#### The task:
Output every line of the material exactly, omitting images.

#### Collected material:
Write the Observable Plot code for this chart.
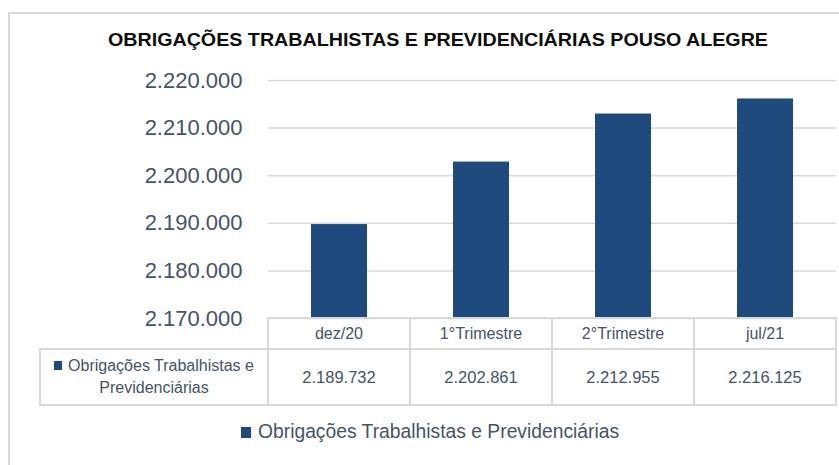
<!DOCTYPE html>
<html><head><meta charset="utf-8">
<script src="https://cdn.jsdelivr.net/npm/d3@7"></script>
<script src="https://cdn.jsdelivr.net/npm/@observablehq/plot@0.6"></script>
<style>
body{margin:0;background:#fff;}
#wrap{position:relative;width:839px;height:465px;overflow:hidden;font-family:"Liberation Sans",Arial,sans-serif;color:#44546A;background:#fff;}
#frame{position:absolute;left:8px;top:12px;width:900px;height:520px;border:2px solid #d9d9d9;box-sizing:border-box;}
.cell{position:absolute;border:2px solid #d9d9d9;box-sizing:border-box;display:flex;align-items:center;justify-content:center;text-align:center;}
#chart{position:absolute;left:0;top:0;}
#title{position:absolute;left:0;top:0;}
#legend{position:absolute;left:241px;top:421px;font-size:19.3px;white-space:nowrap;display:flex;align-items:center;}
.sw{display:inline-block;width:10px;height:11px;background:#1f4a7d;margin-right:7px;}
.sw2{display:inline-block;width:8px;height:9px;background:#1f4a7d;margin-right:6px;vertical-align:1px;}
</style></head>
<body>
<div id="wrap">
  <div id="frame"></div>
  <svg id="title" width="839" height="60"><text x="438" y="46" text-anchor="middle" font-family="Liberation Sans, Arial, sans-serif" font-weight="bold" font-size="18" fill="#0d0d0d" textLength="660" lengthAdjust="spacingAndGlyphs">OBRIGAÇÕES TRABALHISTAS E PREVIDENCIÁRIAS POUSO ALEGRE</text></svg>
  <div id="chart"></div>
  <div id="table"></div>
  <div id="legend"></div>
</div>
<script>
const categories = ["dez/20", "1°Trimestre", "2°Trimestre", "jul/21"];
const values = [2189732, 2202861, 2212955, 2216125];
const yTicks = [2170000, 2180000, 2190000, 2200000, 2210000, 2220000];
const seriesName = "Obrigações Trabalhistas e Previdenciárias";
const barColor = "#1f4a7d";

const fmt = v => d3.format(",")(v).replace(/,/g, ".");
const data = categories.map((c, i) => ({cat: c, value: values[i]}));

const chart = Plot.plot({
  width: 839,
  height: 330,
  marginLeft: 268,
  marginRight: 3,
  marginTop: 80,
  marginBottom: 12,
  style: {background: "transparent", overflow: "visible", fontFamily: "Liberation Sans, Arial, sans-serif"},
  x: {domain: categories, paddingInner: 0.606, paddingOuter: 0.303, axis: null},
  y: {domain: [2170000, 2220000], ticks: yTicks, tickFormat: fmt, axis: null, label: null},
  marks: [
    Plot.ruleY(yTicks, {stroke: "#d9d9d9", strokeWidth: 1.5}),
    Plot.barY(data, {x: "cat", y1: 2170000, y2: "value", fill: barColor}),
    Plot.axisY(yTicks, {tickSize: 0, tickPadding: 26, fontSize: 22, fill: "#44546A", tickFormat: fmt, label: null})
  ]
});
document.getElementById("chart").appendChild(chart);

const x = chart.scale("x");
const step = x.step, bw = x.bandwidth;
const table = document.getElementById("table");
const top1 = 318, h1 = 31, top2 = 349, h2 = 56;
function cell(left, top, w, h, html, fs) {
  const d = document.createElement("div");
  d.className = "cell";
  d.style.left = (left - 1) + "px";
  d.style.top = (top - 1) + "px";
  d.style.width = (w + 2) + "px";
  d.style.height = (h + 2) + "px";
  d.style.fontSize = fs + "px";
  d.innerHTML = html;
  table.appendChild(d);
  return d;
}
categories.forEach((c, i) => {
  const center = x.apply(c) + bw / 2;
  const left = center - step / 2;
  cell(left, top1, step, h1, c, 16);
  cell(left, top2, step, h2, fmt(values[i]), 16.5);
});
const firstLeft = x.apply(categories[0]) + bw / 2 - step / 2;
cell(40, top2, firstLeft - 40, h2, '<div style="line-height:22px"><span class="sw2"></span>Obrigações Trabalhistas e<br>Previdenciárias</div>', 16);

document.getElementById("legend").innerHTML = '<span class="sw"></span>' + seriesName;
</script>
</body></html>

#### Correct answer:
Write the Observable Plot code for this chart.
<!DOCTYPE html>
<html><head><meta charset="utf-8">
<script src="https://cdn.jsdelivr.net/npm/d3@7"></script>
<script src="https://cdn.jsdelivr.net/npm/@observablehq/plot@0.6"></script>
<style>
body{margin:0;background:#fff;}
#wrap{position:relative;width:839px;height:465px;overflow:hidden;font-family:"Liberation Sans",Arial,sans-serif;color:#44546A;background:#fff;}
#frame{position:absolute;left:8px;top:12px;width:900px;height:520px;border:2px solid #d9d9d9;box-sizing:border-box;}
.cell{position:absolute;border:2px solid #d9d9d9;box-sizing:border-box;display:flex;align-items:center;justify-content:center;text-align:center;}
#chart{position:absolute;left:0;top:0;}
#title{position:absolute;left:0;top:0;}
#legend{position:absolute;left:241px;top:421px;font-size:19.3px;white-space:nowrap;display:flex;align-items:center;}
.sw{display:inline-block;width:10px;height:11px;background:#1f4a7d;margin-right:7px;}
.sw2{display:inline-block;width:8px;height:9px;background:#1f4a7d;margin-right:6px;vertical-align:1px;}
</style></head>
<body>
<div id="wrap">
  <div id="frame"></div>
  <svg id="title" width="839" height="60"><text x="438" y="46" text-anchor="middle" font-family="Liberation Sans, Arial, sans-serif" font-weight="bold" font-size="18" fill="#0d0d0d" textLength="660" lengthAdjust="spacingAndGlyphs">OBRIGAÇÕES TRABALHISTAS E PREVIDENCIÁRIAS POUSO ALEGRE</text></svg>
  <div id="chart"></div>
  <div id="table"></div>
  <div id="legend"></div>
</div>
<script>
const categories = ["dez/20", "1°Trimestre", "2°Trimestre", "jul/21"];
const values = [2189732, 2202861, 2212955, 2216125];
const yTicks = [2170000, 2180000, 2190000, 2200000, 2210000, 2220000];
const seriesName = "Obrigações Trabalhistas e Previdenciárias";
const barColor = "#1f4a7d";

const fmt = v => d3.format(",")(v).replace(/,/g, ".");
const data = categories.map((c, i) => ({cat: c, value: values[i]}));

const chart = Plot.plot({
  width: 839,
  height: 330,
  marginLeft: 268,
  marginRight: 3,
  marginTop: 80,
  marginBottom: 12,
  style: {background: "transparent", overflow: "visible", fontFamily: "Liberation Sans, Arial, sans-serif"},
  x: {domain: categories, paddingInner: 0.606, paddingOuter: 0.303, axis: null},
  y: {domain: [2170000, 2220000], ticks: yTicks, tickFormat: fmt, axis: null, label: null},
  marks: [
    Plot.ruleY(yTicks, {stroke: "#d9d9d9", strokeWidth: 1.5}),
    Plot.barY(data, {x: "cat", y1: 2170000, y2: "value", fill: barColor}),
    Plot.axisY(yTicks, {tickSize: 0, tickPadding: 26, fontSize: 22, fill: "#44546A", tickFormat: fmt, label: null})
  ]
});
document.getElementById("chart").appendChild(chart);

const x = chart.scale("x");
const step = x.step, bw = x.bandwidth;
const table = document.getElementById("table");
const top1 = 318, h1 = 31, top2 = 349, h2 = 56;
function cell(left, top, w, h, html, fs) {
  const d = document.createElement("div");
  d.className = "cell";
  d.style.left = (left - 1) + "px";
  d.style.top = (top - 1) + "px";
  d.style.width = (w + 2) + "px";
  d.style.height = (h + 2) + "px";
  d.style.fontSize = fs + "px";
  d.innerHTML = html;
  table.appendChild(d);
  return d;
}
categories.forEach((c, i) => {
  const center = x.apply(c) + bw / 2;
  const left = center - step / 2;
  cell(left, top1, step, h1, c, 16);
  cell(left, top2, step, h2, fmt(values[i]), 16.5);
});
const firstLeft = x.apply(categories[0]) + bw / 2 - step / 2;
cell(40, top2, firstLeft - 40, h2, '<div style="line-height:22px"><span class="sw2"></span>Obrigações Trabalhistas e<br>Previdenciárias</div>', 16);

document.getElementById("legend").innerHTML = '<span class="sw"></span>' + seriesName;
</script>
</body></html>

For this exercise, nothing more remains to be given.